-- Start GIVEN INFORMATION --

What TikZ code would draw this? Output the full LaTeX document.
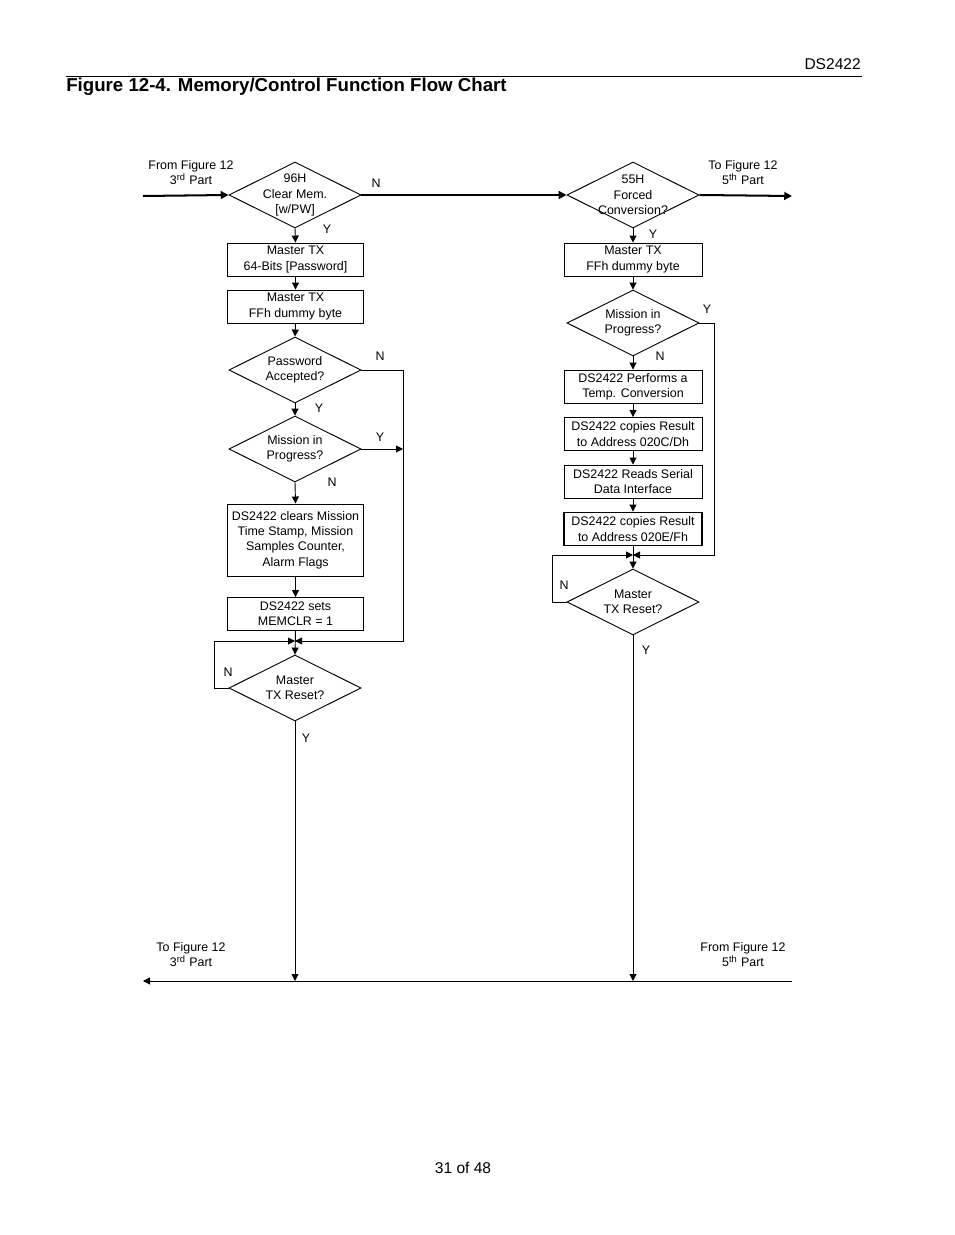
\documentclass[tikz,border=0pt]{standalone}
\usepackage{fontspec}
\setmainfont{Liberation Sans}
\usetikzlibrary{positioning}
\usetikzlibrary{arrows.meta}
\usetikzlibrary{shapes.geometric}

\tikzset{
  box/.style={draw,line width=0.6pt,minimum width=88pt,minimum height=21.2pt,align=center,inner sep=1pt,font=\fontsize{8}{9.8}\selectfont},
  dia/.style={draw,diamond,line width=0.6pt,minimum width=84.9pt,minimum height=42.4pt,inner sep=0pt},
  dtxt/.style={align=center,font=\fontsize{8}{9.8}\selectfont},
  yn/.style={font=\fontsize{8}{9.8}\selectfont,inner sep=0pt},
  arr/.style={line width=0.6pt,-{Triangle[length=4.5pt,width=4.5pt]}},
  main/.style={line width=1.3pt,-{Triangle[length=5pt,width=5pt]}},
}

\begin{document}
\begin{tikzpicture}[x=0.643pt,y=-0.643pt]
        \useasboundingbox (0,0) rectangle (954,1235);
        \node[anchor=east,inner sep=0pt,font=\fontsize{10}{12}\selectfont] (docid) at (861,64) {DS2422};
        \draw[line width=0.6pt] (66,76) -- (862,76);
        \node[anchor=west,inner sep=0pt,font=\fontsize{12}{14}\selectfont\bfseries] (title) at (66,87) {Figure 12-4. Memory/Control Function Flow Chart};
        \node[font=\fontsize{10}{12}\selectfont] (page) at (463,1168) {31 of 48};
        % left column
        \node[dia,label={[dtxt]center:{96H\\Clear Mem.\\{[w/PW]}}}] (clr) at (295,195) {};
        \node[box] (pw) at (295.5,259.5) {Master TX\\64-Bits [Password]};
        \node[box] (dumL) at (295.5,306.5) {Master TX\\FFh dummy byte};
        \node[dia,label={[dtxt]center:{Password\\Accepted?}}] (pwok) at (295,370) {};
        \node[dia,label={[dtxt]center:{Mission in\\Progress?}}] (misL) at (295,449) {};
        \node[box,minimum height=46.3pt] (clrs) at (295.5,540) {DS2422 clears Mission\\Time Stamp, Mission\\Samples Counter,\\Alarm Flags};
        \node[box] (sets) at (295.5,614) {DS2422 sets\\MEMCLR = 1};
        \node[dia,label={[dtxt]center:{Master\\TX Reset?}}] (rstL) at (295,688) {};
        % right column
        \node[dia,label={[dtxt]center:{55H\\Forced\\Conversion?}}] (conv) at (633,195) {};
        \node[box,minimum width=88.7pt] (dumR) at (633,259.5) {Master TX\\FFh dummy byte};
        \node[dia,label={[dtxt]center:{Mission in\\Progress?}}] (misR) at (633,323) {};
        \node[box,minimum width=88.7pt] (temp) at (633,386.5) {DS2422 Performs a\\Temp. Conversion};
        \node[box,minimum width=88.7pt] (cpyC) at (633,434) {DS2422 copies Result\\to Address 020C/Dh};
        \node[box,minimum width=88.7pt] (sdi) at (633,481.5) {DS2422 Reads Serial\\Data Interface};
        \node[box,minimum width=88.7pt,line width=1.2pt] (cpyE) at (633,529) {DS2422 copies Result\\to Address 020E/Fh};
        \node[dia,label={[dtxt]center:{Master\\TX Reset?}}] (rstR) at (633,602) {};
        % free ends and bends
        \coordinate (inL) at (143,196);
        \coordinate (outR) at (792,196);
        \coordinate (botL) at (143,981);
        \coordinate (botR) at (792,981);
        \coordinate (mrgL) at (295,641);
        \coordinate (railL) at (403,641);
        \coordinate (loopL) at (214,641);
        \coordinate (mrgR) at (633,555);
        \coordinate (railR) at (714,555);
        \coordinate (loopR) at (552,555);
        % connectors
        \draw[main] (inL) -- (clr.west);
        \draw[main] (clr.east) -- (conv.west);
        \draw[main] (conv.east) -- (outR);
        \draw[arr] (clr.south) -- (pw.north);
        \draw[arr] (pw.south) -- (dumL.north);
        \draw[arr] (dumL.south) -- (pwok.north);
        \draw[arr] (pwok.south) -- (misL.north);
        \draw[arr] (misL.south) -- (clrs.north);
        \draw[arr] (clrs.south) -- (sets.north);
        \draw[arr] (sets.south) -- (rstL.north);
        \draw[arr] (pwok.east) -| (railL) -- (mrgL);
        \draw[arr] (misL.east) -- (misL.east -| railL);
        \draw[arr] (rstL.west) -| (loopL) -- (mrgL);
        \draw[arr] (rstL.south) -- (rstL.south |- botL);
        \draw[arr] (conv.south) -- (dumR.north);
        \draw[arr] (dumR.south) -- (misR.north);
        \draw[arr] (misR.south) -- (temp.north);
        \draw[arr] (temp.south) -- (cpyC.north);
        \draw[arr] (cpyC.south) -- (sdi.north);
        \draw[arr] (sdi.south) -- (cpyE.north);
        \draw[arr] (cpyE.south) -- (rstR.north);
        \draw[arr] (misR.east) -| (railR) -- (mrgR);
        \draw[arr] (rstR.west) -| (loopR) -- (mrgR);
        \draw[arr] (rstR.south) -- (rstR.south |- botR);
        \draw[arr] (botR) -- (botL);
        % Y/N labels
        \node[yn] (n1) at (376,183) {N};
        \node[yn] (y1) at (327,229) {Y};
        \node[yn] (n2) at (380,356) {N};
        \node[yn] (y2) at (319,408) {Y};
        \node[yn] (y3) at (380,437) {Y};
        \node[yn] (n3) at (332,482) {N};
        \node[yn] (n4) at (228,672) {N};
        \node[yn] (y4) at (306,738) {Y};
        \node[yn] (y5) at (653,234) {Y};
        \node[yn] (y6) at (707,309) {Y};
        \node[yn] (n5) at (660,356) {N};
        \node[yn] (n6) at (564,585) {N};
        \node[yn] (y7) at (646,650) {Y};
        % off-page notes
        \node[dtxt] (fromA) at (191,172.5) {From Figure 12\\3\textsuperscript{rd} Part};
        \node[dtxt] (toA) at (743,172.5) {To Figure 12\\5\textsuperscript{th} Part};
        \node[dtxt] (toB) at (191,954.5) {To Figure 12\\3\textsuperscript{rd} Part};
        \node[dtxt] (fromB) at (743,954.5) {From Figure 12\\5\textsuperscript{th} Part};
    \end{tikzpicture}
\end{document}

-- End GIVEN INFORMATION --
-- Start GIVEN INFORMATION --

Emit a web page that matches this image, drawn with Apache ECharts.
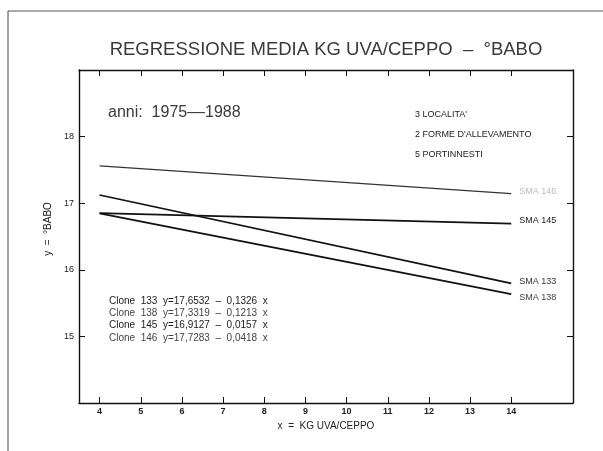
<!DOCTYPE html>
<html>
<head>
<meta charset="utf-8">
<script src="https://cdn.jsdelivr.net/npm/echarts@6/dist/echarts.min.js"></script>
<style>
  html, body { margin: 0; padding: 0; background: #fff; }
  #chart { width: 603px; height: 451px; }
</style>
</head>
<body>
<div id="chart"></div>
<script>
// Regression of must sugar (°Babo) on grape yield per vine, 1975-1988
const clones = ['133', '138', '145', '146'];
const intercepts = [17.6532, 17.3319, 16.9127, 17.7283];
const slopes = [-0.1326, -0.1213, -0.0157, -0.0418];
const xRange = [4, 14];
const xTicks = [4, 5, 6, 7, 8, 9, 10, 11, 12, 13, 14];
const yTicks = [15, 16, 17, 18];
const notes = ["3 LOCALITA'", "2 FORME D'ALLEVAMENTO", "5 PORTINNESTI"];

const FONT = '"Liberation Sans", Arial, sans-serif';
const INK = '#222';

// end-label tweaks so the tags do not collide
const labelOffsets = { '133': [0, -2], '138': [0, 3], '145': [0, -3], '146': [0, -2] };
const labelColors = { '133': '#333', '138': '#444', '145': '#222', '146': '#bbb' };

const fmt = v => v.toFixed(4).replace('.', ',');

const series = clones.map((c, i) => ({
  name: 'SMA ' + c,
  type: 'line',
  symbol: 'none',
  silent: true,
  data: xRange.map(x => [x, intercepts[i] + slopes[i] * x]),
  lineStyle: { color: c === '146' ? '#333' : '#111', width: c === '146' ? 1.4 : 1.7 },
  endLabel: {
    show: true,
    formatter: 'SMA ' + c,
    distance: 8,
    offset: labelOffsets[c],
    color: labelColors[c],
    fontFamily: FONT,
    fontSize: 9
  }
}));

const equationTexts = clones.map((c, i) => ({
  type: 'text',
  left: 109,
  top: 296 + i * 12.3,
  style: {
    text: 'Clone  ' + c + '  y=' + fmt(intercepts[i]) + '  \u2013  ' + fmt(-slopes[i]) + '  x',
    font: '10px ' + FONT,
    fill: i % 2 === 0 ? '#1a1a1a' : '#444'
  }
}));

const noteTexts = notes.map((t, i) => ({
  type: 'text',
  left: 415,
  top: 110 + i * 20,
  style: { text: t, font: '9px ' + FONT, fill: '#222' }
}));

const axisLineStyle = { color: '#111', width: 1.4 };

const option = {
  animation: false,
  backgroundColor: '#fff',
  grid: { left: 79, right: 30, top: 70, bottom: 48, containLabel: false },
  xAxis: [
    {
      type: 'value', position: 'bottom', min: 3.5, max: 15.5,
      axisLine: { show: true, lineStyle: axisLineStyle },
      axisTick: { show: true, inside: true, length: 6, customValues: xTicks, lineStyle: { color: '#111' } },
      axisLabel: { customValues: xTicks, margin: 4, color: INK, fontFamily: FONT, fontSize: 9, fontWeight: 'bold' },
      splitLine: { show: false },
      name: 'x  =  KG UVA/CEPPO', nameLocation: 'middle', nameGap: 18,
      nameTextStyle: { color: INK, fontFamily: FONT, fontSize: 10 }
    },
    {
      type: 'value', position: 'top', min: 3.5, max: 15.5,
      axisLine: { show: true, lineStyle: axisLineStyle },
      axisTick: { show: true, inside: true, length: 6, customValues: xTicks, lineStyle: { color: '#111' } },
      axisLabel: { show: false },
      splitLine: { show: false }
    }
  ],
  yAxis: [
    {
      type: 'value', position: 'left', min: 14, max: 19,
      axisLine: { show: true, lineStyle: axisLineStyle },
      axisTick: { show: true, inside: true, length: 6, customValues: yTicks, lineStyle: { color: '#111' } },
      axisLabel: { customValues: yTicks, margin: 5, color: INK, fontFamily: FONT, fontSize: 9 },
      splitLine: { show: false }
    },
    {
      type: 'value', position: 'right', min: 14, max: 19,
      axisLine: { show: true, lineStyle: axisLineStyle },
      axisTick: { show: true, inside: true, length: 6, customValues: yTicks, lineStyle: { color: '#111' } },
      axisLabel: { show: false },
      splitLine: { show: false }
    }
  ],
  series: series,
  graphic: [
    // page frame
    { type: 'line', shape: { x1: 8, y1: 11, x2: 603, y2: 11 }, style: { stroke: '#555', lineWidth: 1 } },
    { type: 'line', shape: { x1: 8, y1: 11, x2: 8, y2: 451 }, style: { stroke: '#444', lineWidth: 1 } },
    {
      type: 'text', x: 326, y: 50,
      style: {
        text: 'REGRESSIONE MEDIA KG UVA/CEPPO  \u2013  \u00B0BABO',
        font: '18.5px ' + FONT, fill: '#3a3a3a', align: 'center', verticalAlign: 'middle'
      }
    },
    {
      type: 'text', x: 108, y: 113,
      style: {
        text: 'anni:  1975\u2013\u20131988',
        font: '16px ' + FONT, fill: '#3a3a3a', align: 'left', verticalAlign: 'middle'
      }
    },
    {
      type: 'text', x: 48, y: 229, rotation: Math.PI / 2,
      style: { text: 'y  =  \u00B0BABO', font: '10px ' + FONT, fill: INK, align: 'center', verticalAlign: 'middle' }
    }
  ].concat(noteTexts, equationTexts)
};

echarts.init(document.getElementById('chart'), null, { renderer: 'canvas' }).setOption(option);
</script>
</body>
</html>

-- End GIVEN INFORMATION --
-- Start GIVEN INFORMATION --

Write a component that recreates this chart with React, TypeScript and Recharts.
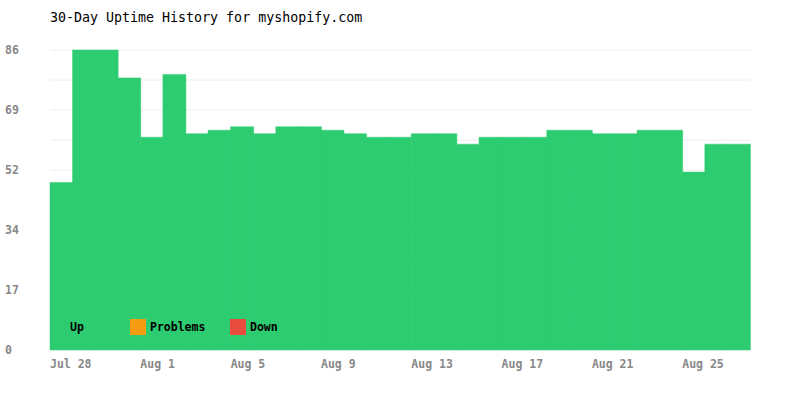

-- End GIVEN INFORMATION --

DIRECTION —
Pick out every line holding the string "page" and return it.

THE REPLY —
        \node[font=\fontsize{10}{12}\selectfont] (page) at (463,1168) {31 of 48};
        % off-page notes
Emit a web page that matches this image, drawn with Apache ECharts.
    // page frame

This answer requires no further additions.